Exploring how mental readiness shapes the way people train
As Wahoo invested more deeply in the fitness side of the app, there was an opportunity to expand the product’s view of performance. Physical output was already measurable through things like pace, heart rate, and training load. What was missing was a way to help users understand how mentally prepared they were before a workout.
I led the design of Fitness Mental Assessment, a concept built to explore how mental readiness could become part of the product experience. The goal was to create something simple, measurable, and approachable. A lightweight interaction that could help users reflect on their state before training and better understand how mindset might influence performance.
The challenge: introducing a new kind of signal into a product ecosystem that had historically focused on physical performance.
Bringing mental readiness into the product story
As Wahoo expanded its investment in the app experience, and through the acquisition of a mental-data company, there was a clear signal that the product could evolve beyond physical tracking alone. This project explored what that shift could look like in practice.

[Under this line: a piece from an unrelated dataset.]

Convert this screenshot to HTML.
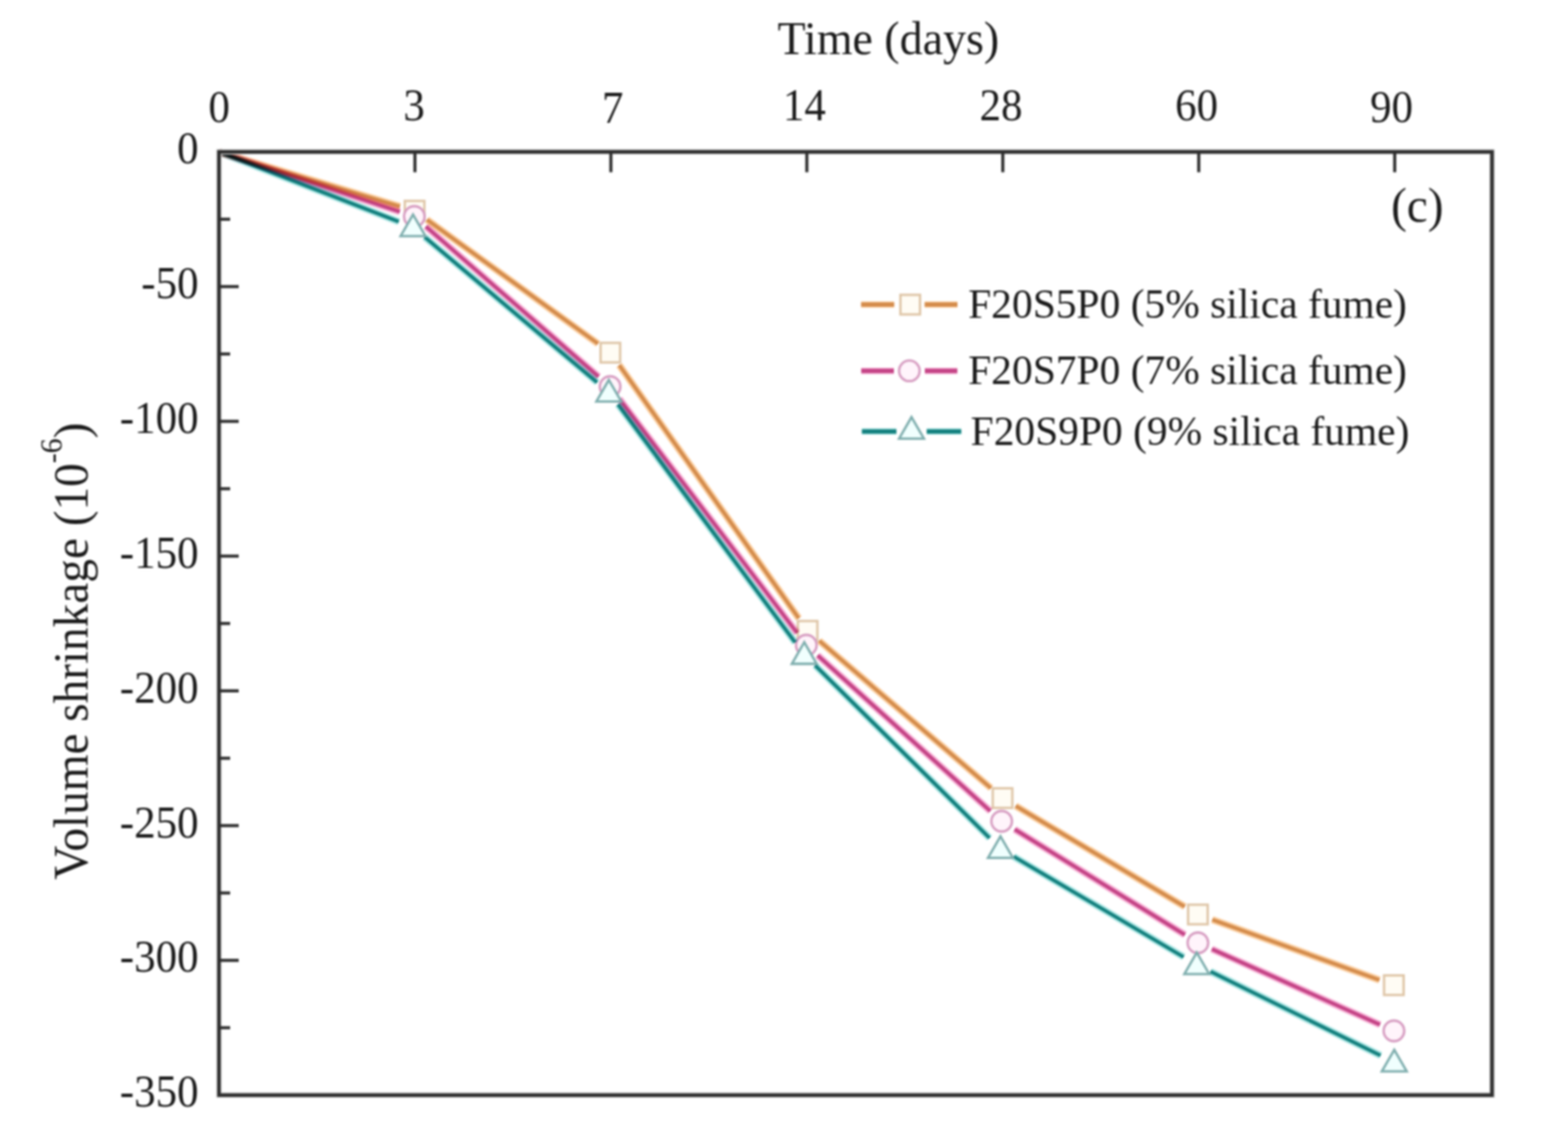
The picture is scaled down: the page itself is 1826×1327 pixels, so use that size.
<!DOCTYPE html>
<html><head><meta charset="utf-8"><title>Volume shrinkage chart</title>
<style>html,body{margin:0;padding:0;background:#fff;width:1826px;height:1327px;overflow:hidden}svg{display:block}#w{filter:blur(0.8px)}</style>
</head><body><div id="w">
<svg width="1826" height="1327" viewBox="0 0 1826 1327">
<rect width="1826" height="1327" fill="#fff"/>
<g style="mix-blend-mode:multiply"><path d="M255.00,177.00L465.75,240.19 M497.21,255.74L696.39,400.06 M721.10,425.02L930.20,719.78 M954.01,745.89L1153.99,917.41 M1182.79,938.11L1379.71,1055.39 M1411.74,1070.54L1606.46,1140.76" fill="none" stroke="#FBCFA2" stroke-width="8.4"/><path d="M255.00,177.00L465.75,240.19 M497.21,255.74L696.39,400.06 M721.10,425.02L930.20,719.78 M954.01,745.89L1153.99,917.41 M1182.79,938.11L1379.71,1055.39 M1411.74,1070.54L1606.46,1140.76" fill="none" stroke="#D48C4C" stroke-width="4.2"/></g>
<rect x="471.4" y="233.9" width="22.8" height="22.8" fill="#FFFCF4" stroke="#DFC6A8" stroke-width="2.8"/>
<rect x="699.4" y="399.1" width="22.8" height="22.8" fill="#FFFCF4" stroke="#DFC6A8" stroke-width="2.8"/>
<rect x="929.1" y="722.9" width="22.8" height="22.8" fill="#FFFCF4" stroke="#DFC6A8" stroke-width="2.8"/>
<rect x="1156.1" y="917.6" width="22.8" height="22.8" fill="#FFFCF4" stroke="#DFC6A8" stroke-width="2.8"/>
<rect x="1383.6" y="1053.1" width="22.8" height="22.8" fill="#FFFCF4" stroke="#DFC6A8" stroke-width="2.8"/>
<rect x="1611.8" y="1135.4" width="22.8" height="22.8" fill="#FFFCF4" stroke="#DFC6A8" stroke-width="2.8"/>
<g style="mix-blend-mode:multiply"><path d="M255.00,177.00L465.59,246.43 M495.94,263.67L697.06,438.33 M721.26,464.18L928.24,736.82 M952.22,762.92L1153.28,944.08 M1181.63,965.37L1379.87,1088.13 M1411.24,1104.79L1607.06,1192.71" fill="none" stroke="#F7B2D6" stroke-width="8.4"/><path d="M255.00,177.00L465.59,246.43 M495.94,263.67L697.06,438.33 M721.26,464.18L928.24,736.82 M952.22,762.92L1153.28,944.08 M1181.63,965.37L1379.87,1088.13 M1411.24,1104.79L1607.06,1192.71" fill="none" stroke="#C44486" stroke-width="4.2"/></g>
<circle cx="482.5" cy="252" r="12" fill="#FFF4FB" stroke="#D79EC2" stroke-width="2.8"/>
<circle cx="710.5" cy="450" r="12" fill="#FFF4FB" stroke="#D79EC2" stroke-width="2.8"/>
<circle cx="939" cy="751" r="12" fill="#FFF4FB" stroke="#D79EC2" stroke-width="2.8"/>
<circle cx="1166.5" cy="956" r="12" fill="#FFF4FB" stroke="#D79EC2" stroke-width="2.8"/>
<circle cx="1395" cy="1097.5" r="12" fill="#FFF4FB" stroke="#D79EC2" stroke-width="2.8"/>
<circle cx="1623.3" cy="1200" r="12" fill="#FFF4FB" stroke="#D79EC2" stroke-width="2.8"/>
<g style="mix-blend-mode:multiply"><path d="M255.00,177.00L464.40,258.07 M494.62,275.97L695.38,445.03 M719.63,470.77L925.97,747.73 M949.26,774.52L1152.44,975.48 M1180.43,997.05L1378.37,1113.95 M1409.66,1130.88L1607.74,1228.62" fill="none" stroke="#ADE6E4" stroke-width="8.4"/><path d="M255.00,177.00L464.40,258.07 M494.62,275.97L695.38,445.03 M719.63,470.77L925.97,747.73 M949.26,774.52L1152.44,975.48 M1180.43,997.05L1378.37,1113.95 M1409.66,1130.88L1607.74,1228.62" fill="none" stroke="#13807E" stroke-width="4.2"/></g>
<polygon points="481,249.757 466.5,274.871 495.5,274.871" fill="#F0FFFE" stroke="#7FAEAE" stroke-width="2.8" stroke-linejoin="miter"/>
<polygon points="709,442.257 694.5,467.371 723.5,467.371" fill="#F0FFFE" stroke="#7FAEAE" stroke-width="2.8" stroke-linejoin="miter"/>
<polygon points="936.6,747.657 922.1,772.771 951.1,772.771" fill="#F0FFFE" stroke="#7FAEAE" stroke-width="2.8" stroke-linejoin="miter"/>
<polygon points="1165.1,973.557 1150.6,998.671 1179.6,998.671" fill="#F0FFFE" stroke="#7FAEAE" stroke-width="2.8" stroke-linejoin="miter"/>
<polygon points="1393.7,1108.76 1379.2,1133.87 1408.2,1133.87" fill="#F0FFFE" stroke="#7FAEAE" stroke-width="2.8" stroke-linejoin="miter"/>
<polygon points="1623.7,1221.96 1609.2,1247.07 1638.2,1247.07" fill="#F0FFFE" stroke="#7FAEAE" stroke-width="2.8" stroke-linejoin="miter"/>
<rect x="255" y="176.75" width="1482.5" height="1098" fill="none" stroke="#d8d8d8" stroke-width="6.5"/>
<rect x="255" y="176.75" width="1482.5" height="1098" fill="none" stroke="#2e2e2e" stroke-width="4.2"/>
<line x1="483.2" y1="176.75" x2="483.2" y2="200.5" stroke="#2e2e2e" stroke-width="3.6"/>
<line x1="711.4" y1="176.75" x2="711.4" y2="200.5" stroke="#2e2e2e" stroke-width="3.6"/>
<line x1="939.6" y1="176.75" x2="939.6" y2="200.5" stroke="#2e2e2e" stroke-width="3.6"/>
<line x1="1167.8" y1="176.75" x2="1167.8" y2="200.5" stroke="#2e2e2e" stroke-width="3.6"/>
<line x1="1396" y1="176.75" x2="1396" y2="200.5" stroke="#2e2e2e" stroke-width="3.6"/>
<line x1="1624.2" y1="176.75" x2="1624.2" y2="200.5" stroke="#2e2e2e" stroke-width="3.6"/>
<line x1="255" y1="255.179" x2="268" y2="255.179" stroke="#2e2e2e" stroke-width="3.6"/>
<line x1="255" y1="333.607" x2="278" y2="333.607" stroke="#2e2e2e" stroke-width="3.6"/>
<line x1="255" y1="412.036" x2="268" y2="412.036" stroke="#2e2e2e" stroke-width="3.6"/>
<line x1="255" y1="490.464" x2="278" y2="490.464" stroke="#2e2e2e" stroke-width="3.6"/>
<line x1="255" y1="568.893" x2="268" y2="568.893" stroke="#2e2e2e" stroke-width="3.6"/>
<line x1="255" y1="647.321" x2="278" y2="647.321" stroke="#2e2e2e" stroke-width="3.6"/>
<line x1="255" y1="725.75" x2="268" y2="725.75" stroke="#2e2e2e" stroke-width="3.6"/>
<line x1="255" y1="804.179" x2="278" y2="804.179" stroke="#2e2e2e" stroke-width="3.6"/>
<line x1="255" y1="882.607" x2="268" y2="882.607" stroke="#2e2e2e" stroke-width="3.6"/>
<line x1="255" y1="961.036" x2="278" y2="961.036" stroke="#2e2e2e" stroke-width="3.6"/>
<line x1="255" y1="1039.46" x2="268" y2="1039.46" stroke="#2e2e2e" stroke-width="3.6"/>
<line x1="255" y1="1117.89" x2="278" y2="1117.89" stroke="#2e2e2e" stroke-width="3.6"/>
<line x1="255" y1="1196.32" x2="268" y2="1196.32" stroke="#2e2e2e" stroke-width="3.6"/>
<text transform="translate(255.2,142.3) scale(1,1.045)" font-size="50" text-anchor="middle" font-family="Liberation Serif, Times New Roman, serif" fill="#1a1a1a">0</text>
<text transform="translate(482.2,139.8) scale(1,1.045)" font-size="50" text-anchor="middle" font-family="Liberation Serif, Times New Roman, serif" fill="#1a1a1a">3</text>
<text transform="translate(713.5,143.3) scale(1,1.045)" font-size="50" text-anchor="middle" font-family="Liberation Serif, Times New Roman, serif" fill="#1a1a1a">7</text>
<text transform="translate(936.8,139.8) scale(1,1.045)" font-size="50" text-anchor="middle" font-family="Liberation Serif, Times New Roman, serif" fill="#1a1a1a">14</text>
<text transform="translate(1165.7,139.8) scale(1,1.045)" font-size="50" text-anchor="middle" font-family="Liberation Serif, Times New Roman, serif" fill="#1a1a1a">28</text>
<text transform="translate(1393.5,139.8) scale(1,1.045)" font-size="50" text-anchor="middle" font-family="Liberation Serif, Times New Roman, serif" fill="#1a1a1a">60</text>
<text transform="translate(1620.4,142.3) scale(1,1.045)" font-size="50" text-anchor="middle" font-family="Liberation Serif, Times New Roman, serif" fill="#1a1a1a">90</text>
<text transform="translate(231.2,190.35) scale(1,1.045)" font-size="50" text-anchor="end" font-family="Liberation Serif, Times New Roman, serif" fill="#1a1a1a">0</text>
<text transform="translate(231.2,347.207) scale(1,1.045)" font-size="50" text-anchor="end" font-family="Liberation Serif, Times New Roman, serif" fill="#1a1a1a">-50</text>
<text transform="translate(231.2,504.064) scale(1,1.045)" font-size="50" text-anchor="end" font-family="Liberation Serif, Times New Roman, serif" fill="#1a1a1a">-100</text>
<text transform="translate(231.2,660.921) scale(1,1.045)" font-size="50" text-anchor="end" font-family="Liberation Serif, Times New Roman, serif" fill="#1a1a1a">-150</text>
<text transform="translate(231.2,817.779) scale(1,1.045)" font-size="50" text-anchor="end" font-family="Liberation Serif, Times New Roman, serif" fill="#1a1a1a">-200</text>
<text transform="translate(231.2,974.636) scale(1,1.045)" font-size="50" text-anchor="end" font-family="Liberation Serif, Times New Roman, serif" fill="#1a1a1a">-250</text>
<text transform="translate(231.2,1131.49) scale(1,1.045)" font-size="50" text-anchor="end" font-family="Liberation Serif, Times New Roman, serif" fill="#1a1a1a">-300</text>
<text transform="translate(231.2,1288.35) scale(1,1.045)" font-size="50" text-anchor="end" font-family="Liberation Serif, Times New Roman, serif" fill="#1a1a1a">-350</text>
<text transform="translate(1034.5,63) scale(1,1.04)" font-size="53.5" text-anchor="middle" font-family="Liberation Serif, Times New Roman, serif" fill="#1a1a1a">Time (days)</text>
<text transform="translate(101.5,1024) rotate(-90) scale(1,1.02)" font-size="55" font-family="Liberation Serif, Times New Roman, serif" fill="#1a1a1a">Volume shrinkage (10<tspan font-size="35" dy="-29">-6</tspan><tspan dy="29">)</tspan></text>
<text transform="translate(1620,258) scale(1,1.03)" font-size="55" text-anchor="start" font-family="Liberation Serif, Times New Roman, serif" fill="#1a1a1a">(c)</text>
<path d="M1002.8,354.6H1041.3M1076.8,354.6H1115" stroke="#FBCFA2" stroke-width="7.5"/>
<path d="M1002.8,354.6H1041.3M1076.8,354.6H1115" stroke="#D48C4C" stroke-width="5"/>
<rect x="1048.6" y="343.2" width="22.8" height="22.8" fill="#FFFCF4" stroke="#DFC6A8" stroke-width="2.8"/>
<text transform="translate(1127.5,370.4) scale(1,1.02)" font-size="48.3" text-anchor="start" font-family="Liberation Serif, Times New Roman, serif" fill="#1a1a1a">F20S5P0 (5% silica fume)</text>
<path d="M1002.9,431.7H1041M1077,431.7H1114.8" stroke="#F7B2D6" stroke-width="7.5"/>
<path d="M1002.9,431.7H1041M1077,431.7H1114.8" stroke="#C44486" stroke-width="5"/>
<circle cx="1059" cy="431.7" r="12" fill="#FFF4FB" stroke="#D79EC2" stroke-width="2.8"/>
<text transform="translate(1127.5,446.9) scale(1,1.02)" font-size="48.3" text-anchor="start" font-family="Liberation Serif, Times New Roman, serif" fill="#1a1a1a">F20S7P0 (7% silica fume)</text>
<path d="M1003.7,502.3H1043.9M1079.2,502.3H1119.4" stroke="#ADE6E4" stroke-width="7.5"/>
<path d="M1003.7,502.3H1043.9M1079.2,502.3H1119.4" stroke="#13807E" stroke-width="5"/>
<polygon points="1061.5,485.557 1047,510.671 1076,510.671" fill="#F0FFFE" stroke="#7FAEAE" stroke-width="2.8" stroke-linejoin="miter"/>
<text transform="translate(1130.3,517.5) scale(1,1.02)" font-size="48.3" text-anchor="start" font-family="Liberation Serif, Times New Roman, serif" fill="#1a1a1a">F20S9P0 (9% silica fume)</text>
</svg>
</div></body></html>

The opportunity: reposition the app as more than a fitness assistant, and closer to a more complete performance companion.
What research made clear
Despite how you perform at the end of the day only you know how you feel. So no matter how simple of an experience I wanted to create, we had to always account for direct user feeling inputs.
How the experience took shape
1. A measurable game concept
Instead of framing the experience like a form or survey, I created a game-based concept that could function as a lightweight assessment. This made the interaction feel more engaging while still producing a result users could interpret as part of their workout preparation.
2. A simpler interface
The interface was intentionally pared back to reduce unnecessary interaction complexity. The design needed to feel easy to understand at a glance and quick to complete in the moment before a workout.
3. Reduced precision demands
Because early prototypes exposed issues with touch target size, I shifted the experience toward a model that asked less from users physically and cognitively. This helped the concept feel more approachable and more reliable.
4. A softer emotional tone
One refinement in the final experience involved the way the product handled misses. Early versions of notifications felt too abrupt, which clashed with the reflective nature of the feature. I dialed those moments back so the experience felt more supportive and less punitive.